2007 Ecodefense, Kaliningrad, Russia
Ecodefense received the award for its efforts to increase knowledge on and awareness of the Baltic Sea water environment. One of the most notable successes has been the ”Clean Rivers – Clean Baltic Sea” campaign. Since 1999, this highly appreciated Ecodefense effort has aimed to protect water resources, limit pollution of the water system from industry and educate young people and teachers in Kaliningrad. This has involved, among other things, education and broadening of knowledge among the general public, government departments, authorities, politicians and companies by means of reports, hearings and campaigns – and all in a region with severe environmental problems.

2006 Mr. Björn Carlson, Sweden
Björn Carlson received the award for his great commitment to improve the Baltic Sea marine environment. He has shown his commitment by, among other things, donating 500 million Swedish crowns to the Baltic Sea Foundation. To ensure the scientific quality of the Foundation’s work, he has appointed The Royal Swedish Academy of Sciences as trustee of the donation. Through this large donation, he wishes to encourage politicians, authorities, companies, fishing societies and other sectors around the entire Baltic Sea to dare to try new methods and to take unconventional measures in the work to improve the sea’s marine environment. This exceptional contribution will likely increase pressure for coordinated and powerful measures for a cleaner Baltic Sea, to the delight of future generations.

2005 Vodokanal St. Petersburg and its General Director, Mr. Felix Karmazinov
Vodokanal, which is the municipal water utility for St. Petersburg, and Mr. Karmazinov have been the driving forces behind completion of the Southwest Wastewater Treatment Plant (SWTP), which will be inaugurated in September 2005. Once it does, 1.5 million citizens of the city will no longer on a daily basis send 330,000 cubic metres of untreated wastewater – enough to fill 330 Olympic-size swimming pools – straight into the Neva River and from there, the Gulf of Finland and thus the Baltic Sea.

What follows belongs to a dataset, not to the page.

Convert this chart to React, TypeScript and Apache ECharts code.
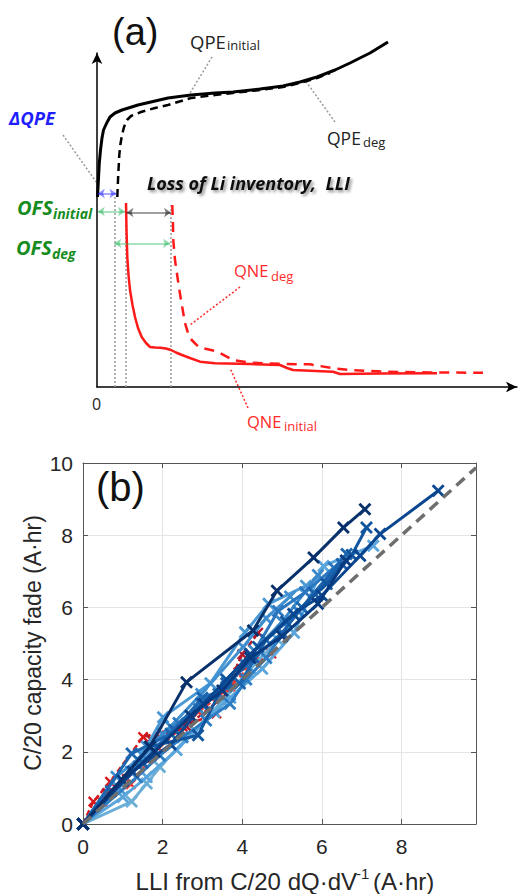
import React, { useEffect, useRef } from "react";
import * as echarts from "echarts";

// ---------- Panel (a): schematic (x: offset right of the y-axis, y: offset above the x-axis) ----------
const qpeInitial: number[][] = [
  [0.5, 190], [1.3, 205], [2.3, 224], [3.5, 237], [5, 249], [6.5, 257], [9.7, 264], [13, 270],
  [18, 274], [25, 277], [41, 282], [71, 289], [94, 292], [118, 294], [136, 295], [163, 298],
  [186, 301], [203, 305], [220, 310], [238, 317], [253, 324], [273, 334], [291, 345],
];
const qpeDeg: number[][] = [
  [20.3, 190], [21, 207], [21.5, 217], [22.3, 232], [23.3, 242], [25, 252], [27, 260], [30, 267],
  [34, 271], [44, 275], [58, 279], [71, 282], [94, 289], [118, 292], [136, 294], [163, 297],
  [186, 300], [203, 304], [220, 309], [233, 314],
];
const qneInitial: number[][] = [
  [29, 184], [29.5, 157], [30.3, 130], [31.5, 112], [33, 97], [35.5, 82], [38, 70], [41, 59],
  [44.7, 50], [49, 44], [53, 40], [58, 39.5], [63, 39.3], [69, 38.5], [74, 37], [79, 34.5],
  [85, 32], [93, 29], [103, 25.3], [118, 23.7], [153, 23], [183, 22], [190, 19], [196, 17],
  [236, 15.3], [243, 13], [283, 13.5], [340, 13.7],
];
const qneDeg: number[][] = [
  [75.3, 182], [76, 162], [76.3, 147], [78, 127], [81.3, 104], [84, 87], [88, 64], [91, 54],
  [94.7, 47], [101.3, 40.3], [106.3, 38.7], [118, 36], [123, 34], [136, 27], [153, 24.3],
  [186, 23], [213, 22.7], [236, 18.7], [253, 17], [286, 15.3], [333, 14.5], [386, 14.3],
];
// dotted vertical guides: [x, top y]
const guides: number[][] = [[18, 190], [29, 182], [74, 182]];
// double arrows: [x1, x2, y]
const blueArrow = [0.8, 19.5, 193.5];
const greenArrows: number[][] = [[0.8, 28, 175.5], [17.3, 73, 143.7]];
const blackArrow = [29.5, 74, 174.5];

// ---------- Panel (b): capacity fade vs LLI ----------
const xTicks = [0, 2, 4, 6, 8];
const yTicks = [0, 2, 4, 6, 8, 10];
const diag = [[0, 0], [9.87, 9.87]];

const redSeries: { color: string; pts: number[][] }[] = [
  { color: "#d7191c", pts: [[0, 0], [0.26, 0.62], [0.68, 1.17], [1.51, 2.41], [2.5, 2.7], [3.35, 3.06], [3.9, 4.2], [4.73, 4.72]] },
  { color: "#b2182b", pts: [[0, 0], [0.6, 0.85], [1.1, 1.25], [1.7, 2.35], [2.6, 2.7], [3.5, 3.5], [4.0, 4.7], [4.4, 5.3]] },
  { color: "#ef3b2c", pts: [[0, 0], [0.5, 0.6], [1.2, 1.1], [1.9, 2.1], [2.9, 3.1], [3.7, 3.8], [4.3, 4.5]] },
];
const blueSeries: { color: string; pts: number[][] }[] = [
  { color: "#6baed6", pts: [[0, 0], [1.22, 0.62], [1.6, 1.12], [1.93, 1.58], [2.8, 2.6], [3.5, 3.4], [4.2, 4.3], [4.9, 5.1]] },
  { color: "#5aa5dc", pts: [[0, 0], [1.0, 0.75], [1.6, 1.3], [2.35, 2.05], [3.3, 3.1], [3.7, 3.5], [4.5, 4.3], [5.3, 5.3], [6.04, 7.15], [7.29, 7.71]] },
  { color: "#4a98d4", pts: [[0, 0], [0.9, 1.0], [1.6, 2.15], [2.01, 2.96], [3.2, 3.9], [4.07, 5.31], [4.66, 6.1], [5.6, 6.6]] },
  { color: "#3f8fd0", pts: [[0, 0], [0.84, 1.31], [1.5, 1.9], [2.2, 2.7], [2.97, 3.6], [4.02, 4.9], [4.6, 5.7], [5.2, 6.3]] },
  { color: "#3987cb", pts: [[0, 0], [1.2, 1.45], [2.0, 2.5], [2.9, 3.2], [3.6, 3.8], [4.3, 4.8], [5.0, 5.6], [5.9, 6.9]] },
  { color: "#2d7dc4", pts: [[0, 0], [1.35, 1.3], [1.93, 1.9], [2.5, 2.4], [3.09, 2.87], [3.69, 3.33], [4.1, 4.0], [4.6, 4.6], [5.4, 5.9]] },
  { color: "#2a76bf", pts: [[0, 0], [1.4, 1.6], [2.4, 2.8], [3.4, 3.6], [4.1, 4.4], [4.9, 5.9], [5.58, 6.42], [6.3, 7.1]] },
  { color: "#1c66b0", pts: [[0, 0], [1.22, 1.95], [2.2, 2.5], [3.0, 3.5], [3.94, 3.89], [4.6, 5.1], [5.5, 6.0], [6.62, 7.48]] },
  { color: "#1a62ad", pts: [[0, 0], [0.7, 0.9], [1.5, 1.7], [2.3, 2.6], [2.97, 3.33], [3.6, 3.9], [4.3, 4.6], [5.0, 5.3], [5.8, 6.4], [6.5, 7.2]] },
  { color: "#11559e", pts: [[0, 0], [1.68, 2.14], [2.89, 2.46], [3.6, 4.0], [4.4, 4.9], [5.1, 5.6], [6.12, 6.65], [6.75, 7.45], [7.12, 8.21]] },
  { color: "#0b4790", pts: [[0, 0], [1.25, 1.45], [2.2, 2.2], [3.03, 3.33], [4.2, 4.7], [5.28, 5.82], [6.0, 6.33], [6.96, 7.43], [7.46, 8.03], [8.92, 9.23]] },
  { color: "#083a80", pts: [[0, 0], [1.0, 1.2], [1.8, 2.0], [2.7, 3.0], [3.5, 3.7], [4.2, 4.6], [5.0, 5.2], [5.9, 6.1], [6.6, 7.3]] },
  { color: "#08306b", pts: [[0, 0], [1.68, 2.14], [2.6, 3.93], [4.27, 5.36], [4.87, 6.46], [5.79, 7.38], [6.54, 8.21], [7.08, 8.72]] },
];

const XSYM = "path://M0,2L2,0L6.5,4.5L11,0L13,2L8.5,6.5L13,11L11,13L6.5,8.5L2,13L0,11L4.5,6.5Z";
const ARIAL = '"Liberation Sans", Arial, sans-serif';
const OPEN = '"Open Sans", sans-serif';

function txt(text: string, x: number, y: number, font: string, fill: string, extra: any = {}) {
  return {
    type: "text",
    x,
    y,
    silent: true,
    style: { text, font, fill, align: "left", verticalAlign: "middle", textAlign: "left", textVerticalAlign: "middle", ...extra },
  };
}
function leader(x1: number, y1: number, x2: number, y2: number, color: string) {
  return {
    type: "line",
    silent: true,
    shape: { x1, y1, x2, y2 },
    style: { stroke: color, lineWidth: 1.5, lineDash: [2, 2] },
  };
}

export default function App() {
  const ref = useRef<HTMLDivElement>(null);
  useEffect(() => {
    const chart = echarts.init(ref.current!, null, { renderer: "svg" });

    const aSeries: any[] = [
      ...guides.map((g) => ({
        type: "line", xAxisIndex: 0, yAxisIndex: 0, data: [[g[0], 0], [g[0], g[1]]], symbol: "none",
        lineStyle: { color: "#9a9a9a", width: 1.5, type: [2, 2] }, z: 1,
      })),
      { type: "line", xAxisIndex: 0, yAxisIndex: 0, data: qpeDeg, symbol: "none", clip: false,
        lineStyle: { color: "#000", width: 2.5, type: [8, 5] }, z: 3 },
      { type: "line", xAxisIndex: 0, yAxisIndex: 0, data: qpeInitial, symbol: "none", clip: false,
        lineStyle: { color: "#000", width: 3 }, z: 4 },
      { type: "line", xAxisIndex: 0, yAxisIndex: 0, data: qneDeg, symbol: "none", clip: false,
        lineStyle: { color: "#ff1a1a", width: 2.5, type: [10, 7] }, z: 3 },
      { type: "line", xAxisIndex: 0, yAxisIndex: 0, data: qneInitial, symbol: "none", clip: false,
        lineStyle: { color: "#ff1a1a", width: 2.5 }, z: 4 },
      { type: "lines", coordinateSystem: "cartesian2d", xAxisIndex: 0, yAxisIndex: 0,
        symbol: ["arrow", "arrow"], symbolSize: 7,
        data: [{ coords: [[blueArrow[0], blueArrow[2]], [blueArrow[1], blueArrow[2]]] }],
        lineStyle: { color: "#1a1aff", width: 1.5 }, itemStyle: { color: "#1a1aff" }, z: 5 },
      { type: "lines", coordinateSystem: "cartesian2d", xAxisIndex: 0, yAxisIndex: 0,
        symbol: ["arrow", "arrow"], symbolSize: 7,
        data: greenArrows.map((g) => ({ coords: [[g[0], g[2]], [g[1], g[2]]] })),
        lineStyle: { color: "#1fb35a", width: 1.5 }, itemStyle: { color: "#1fb35a" }, z: 5 },
      { type: "lines", coordinateSystem: "cartesian2d", xAxisIndex: 0, yAxisIndex: 0,
        symbol: ["arrow", "arrow"], symbolSize: 7,
        data: [{ coords: [[blackArrow[0], blackArrow[2]], [blackArrow[1], blackArrow[2]]] }],
        lineStyle: { color: "#000", width: 1.5 }, itemStyle: { color: "#000" }, z: 5 },
    ];

    const mk = (s: { color: string; pts: number[][] }, red: boolean, z: number) => ({
      type: "line", xAxisIndex: 1, yAxisIndex: 1, data: s.pts, symbol: XSYM, symbolSize: red ? 11 : 13,
      showSymbol: true,
      lineStyle: { color: s.color, width: red ? 2.5 : 3, type: red ? [6, 3] : "solid" },
      itemStyle: { color: s.color }, z,
    });
    const bSeries: any[] = [
      ...redSeries.map((s) => mk(s, true, 2)),
      ...blueSeries.map((s, i) => mk(s, false, 3 + i * 0.01)),
      { type: "line", xAxisIndex: 1, yAxisIndex: 1, data: diag, symbol: "none",
        lineStyle: { color: "#6e6e6e", width: 3.5, type: [11, 7] }, z: 4 },
    ];

    const bAxisCommon = {
      type: "value", gridIndex: 1, interval: 2,
      axisLine: { show: true, onZero: false, lineStyle: { color: "#555", width: 1 } },
      axisTick: { show: true, inside: true, length: 5, lineStyle: { color: "#555" } },
    };
    const fmt = (v: number) => (Math.abs(v / 2 - Math.round(v / 2)) < 1e-9 ? String(v) : "");

    chart.setOption({
      animation: false,
      backgroundColor: "#fff",
      grid: [
        { left: 97, top: 53, width: 420, height: 334 },
        { left: 83, top: 463, width: 393, height: 361, show: false },
      ],
      xAxis: [
        { type: "value", gridIndex: 0, min: 0, max: 420,
          axisLine: { show: true, symbol: ["none", "arrow"], symbolSize: [8, 11], lineStyle: { color: "#000", width: 1.5 } },
          axisTick: { show: false }, axisLabel: { show: false }, splitLine: { show: false } },
        { ...bAxisCommon, min: 0, max: 9.87, position: "bottom",
          axisLabel: { show: true, fontSize: 21, color: "#262626", fontFamily: ARIAL, margin: 12, formatter: fmt },
          splitLine: { show: true, lineStyle: { color: "#e4e4e4", width: 1 } } },
        { ...bAxisCommon, min: 0, max: 9.87, position: "top",
          axisLabel: { show: false }, splitLine: { show: false } },
      ],
      yAxis: [
        { type: "value", gridIndex: 0, min: 0, max: 334,
          axisLine: { show: true, symbol: ["none", "arrow"], symbolSize: [8, 11], lineStyle: { color: "#000", width: 1.5 } },
          axisTick: { show: false }, axisLabel: { show: false }, splitLine: { show: false } },
        { ...bAxisCommon, min: 0, max: 10, position: "left",
          axisLabel: { show: true, fontSize: 21, color: "#262626", fontFamily: ARIAL, margin: 10, formatter: fmt },
          splitLine: { show: true, lineStyle: { color: "#e4e4e4", width: 1 } } },
        { ...bAxisCommon, min: 0, max: 10, position: "right",
          axisLabel: { show: false }, splitLine: { show: false } },
      ],
      series: [...aSeries, ...bSeries],
      graphic: [
        // panel (a) labels
        txt("(a)", 112, 32, `38px ${ARIAL}`, "#111"),
        txt("QPE", 190, 41, `18.5px ${OPEN}`, "#222"),
        txt("initial", 227, 45, `13px ${OPEN}`, "#222"),
        txt("QPE", 327, 138, `17.5px ${OPEN}`, "#222"),
        txt("deg", 363, 142, `13px ${OPEN}`, "#222"),
        txt("\u0394QPE", 9, 117, `italic bold 18.5px ${OPEN}`, "#1f1fff"),
        txt("Loss of Li inventory,  LLI", 147, 183, `italic bold 18px ${OPEN}`, "#111",
          { textShadowColor: "rgba(0,0,0,0.45)", textShadowBlur: 3, textShadowOffsetX: 2, textShadowOffsetY: 2 }),
        txt("OFS", 17, 207, `italic bold 20px ${OPEN}`, "#168c1e"),
        txt("initial", 53, 213, `italic bold 14px ${OPEN}`, "#168c1e"),
        txt("OFS", 16, 247, `italic bold 20px ${OPEN}`, "#168c1e"),
        txt("deg", 52, 253, `italic bold 14px ${OPEN}`, "#168c1e"),
        txt("QNE", 234, 270, `16.5px ${OPEN}`, "#ff2a2a"),
        txt("deg", 271, 276, `13px ${OPEN}`, "#ff2a2a"),
        txt("QNE", 247, 421, `16.5px ${OPEN}`, "#ff2a2a"),
        txt("initial", 284, 426, `13px ${OPEN}`, "#ff2a2a"),
        txt("0", 92, 404, `16px ${OPEN}`, "#222"),
        leader(63, 135, 97, 183, "#999"),
        leader(212, 57, 187, 98, "#999"),
        leader(335, 122, 305, 80, "#999"),
        leader(240, 287, 190, 325, "#ff2a2a"),
        leader(248, 408, 230, 368, "#ff2a2a"),
        // panel (b) labels
        txt("(b)", 96, 487, `40px ${ARIAL}`, "#111"),
        {
          type: "text", x: 33, y: 643, rotation: Math.PI / 2, silent: true,
          style: { text: "C/20 capacity fade (A\u00b7hr)", font: `23px ${ARIAL}`, fill: "#262626",
            align: "center", verticalAlign: "middle", textAlign: "center", textVerticalAlign: "middle" },
        },
        {
          type: "text", x: 357, y: 881, silent: true,
          style: { text: "LLI from C/20 dQ\u00b7dV", font: `24px ${ARIAL}`, fill: "#262626",
            align: "right", verticalAlign: "middle", textAlign: "right", textVerticalAlign: "middle" },
        },
        txt("-1", 356, 873, `15px ${ARIAL}`, "#262626"),
        txt("(A\u00b7hr)", 373, 881, `24px ${ARIAL}`, "#262626"),
      ],
    });
    return () => chart.dispose();
  }, []);
  return (
    <div
      ref={ref}
      style={{ position: "absolute", left: 0, top: 0, width: 518, height: 894, background: "#fff" }}
    />
  );
}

2004 Nature Management and Water Environment Division of Fyn County, Denmark
The Nature Management and Water Environment Division of Fyn County, Denmark, received the award for its monitoring and analysis of the water environment and pollution discharge and long-term efforts that have laid the foundation for cost effective point and non-point source pollution prevention measures in pursuit of an improved Baltic Sea marine environment.

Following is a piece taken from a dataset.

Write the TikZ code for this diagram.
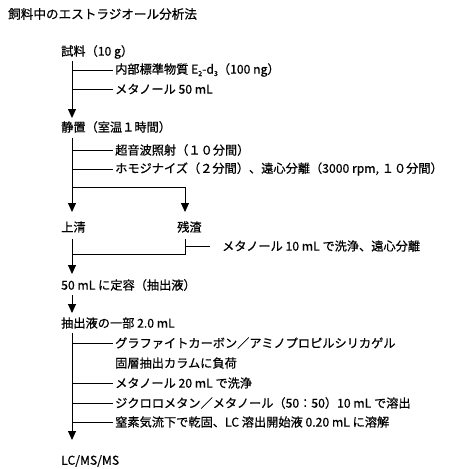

2003 Frantschach Swiecie SA, Poland
Frantschach Swiecie SA, a pulp and paper industry in Poland, received the award for contributions which have had a clear and positive effect on the environment and the Baltic Sea. Through facility improvements utilising best available technologies (BATs), Frantschach Swiecie achieved considerable reduction in pollutants discharged to the Vistula River and the Baltic Sea.

2002 The Lithuanian Housing and Urban Development Foundation
The Lithuanian Housing and Urban Development Foundation was honored for its innovative programs and projects that have contributed to a considerable reduction of Lithuania’s organic pollution to the Baltic Sea. The overall approach can serve as a model for other regions in the Baltic Sea area.

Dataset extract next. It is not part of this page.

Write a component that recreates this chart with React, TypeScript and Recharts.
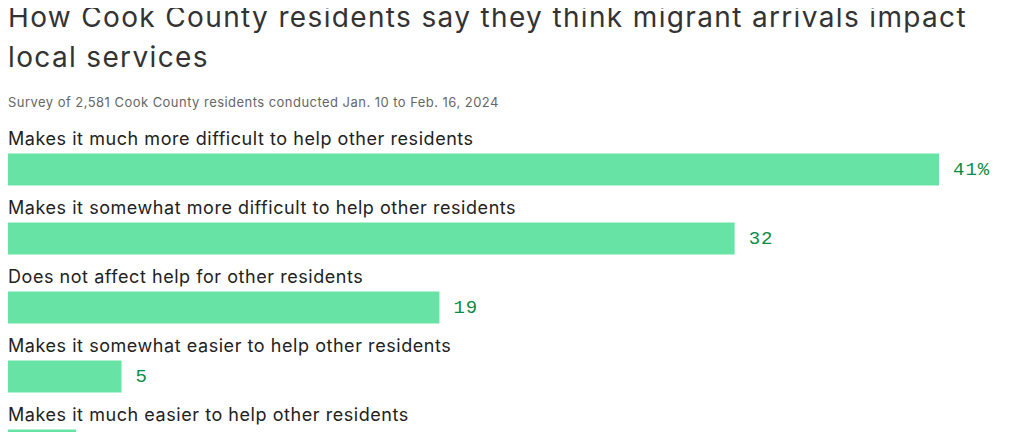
import { Bar, BarChart, LabelList, XAxis, YAxis } from "recharts";

const categories = [
  "Makes it much more difficult to help other residents",
  "Makes it somewhat more difficult to help other residents",
  "Does not affect help for other residents",
  "Makes it somewhat easier to help other residents",
  "Makes it much easier to help other residents",
];
const shares = [41, 32, 19, 5, 3];

const data = categories.map((name, i) => ({ name, value: shares[i] }));

const SANS = "Inter, 'Noto Sans', sans-serif";
const MONO = "'Liberation Mono', 'DejaVu Sans Mono', monospace";

const CategoryLabel = (props: any) => {
  const { x, y, index } = props;
  return (
    <text
      x={x}
      y={y - 9}
      fill="#222"
      fontSize={18}
      letterSpacing={0.55}
      fontFamily={SANS}
    >
      {categories[index]}
    </text>
  );
};

const ValueLabel = (props: any) => {
  const { x, y, width, height, index } = props;
  const v = shares[index];
  return (
    <text
      x={x + width + 14}
      y={y + height / 2}
      dominantBaseline="central"
      fill="#0b8c45"
      fontSize={19}
      letterSpacing={1}
      fontFamily={MONO}
    >
      {index === 0 ? `${v}%` : v}
    </text>
  );
};

export default function App() {
  return (
    <div style={{ position: "relative", width: 1003, height: 480 }}>
      <svg
        width={1011}
        height={120}
        style={{ position: "absolute", left: -8, top: -8 }}
      >
        <text x={8} y={27} fill="#333" fontSize={28} letterSpacing={1.35} fontFamily={SANS}>
          How Cook County residents say they think migrant arrivals impact
        </text>
        <text x={8} y={67} fill="#333" fontSize={28} letterSpacing={1.35} fontFamily={SANS}>
          local services
        </text>
        <text x={8} y={107} fill="#666" fontSize={13} letterSpacing={0.46} fontFamily={SANS}>
          Survey of 2,581 Cook County residents conducted Jan. 10 to Feb. 16, 2024
        </text>
      </svg>
      <BarChart
        width={1003}
        height={480}
        data={data}
        layout="vertical"
        margin={{ top: 126.5, right: 72, bottom: 8.5, left: 0 }}
      >
        <XAxis type="number" domain={[0, 41]} hide />
        <YAxis type="category" dataKey="name" hide />
        <Bar dataKey="value" fill="#67e3a6" barSize={32} isAnimationActive={false}>
          <LabelList dataKey="name" content={CategoryLabel} />
          <LabelList dataKey="value" content={ValueLabel} />
        </Bar>
      </BarChart>
    </div>
  );
}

2001 Mr. Leonid Korovin from St. Petersburg, Russia
Mr. Korvin was honored for his commendable contribution to the development of a series of activities aiming to safeguard the water environment in the part of the Baltic Sea nearest to the St. Petersburg area, which emits very large amounts of pollutants into the Baltic Sea.

2000 The City of Gdansk, Poland
The City of Gdansk was honored for being the driving force behind the establishment of the Wschod wastewater treatment works, which receives and cleans wastewater from Gdansk and four other Polish cities and populated areas. The Wschod works has had a very clear, positive effect on the water quality in the Bay of Gdansk, a part of the Baltic Sea.

1999 PURAC of Poland
PURAC of Poland won the first Swedish Baltic Sea Water Award by building several new, advanced wastewater and water treatment plants along major rivers running into the Baltic Sea. These projects have helped to improve the marine environment in the Baltic Sea.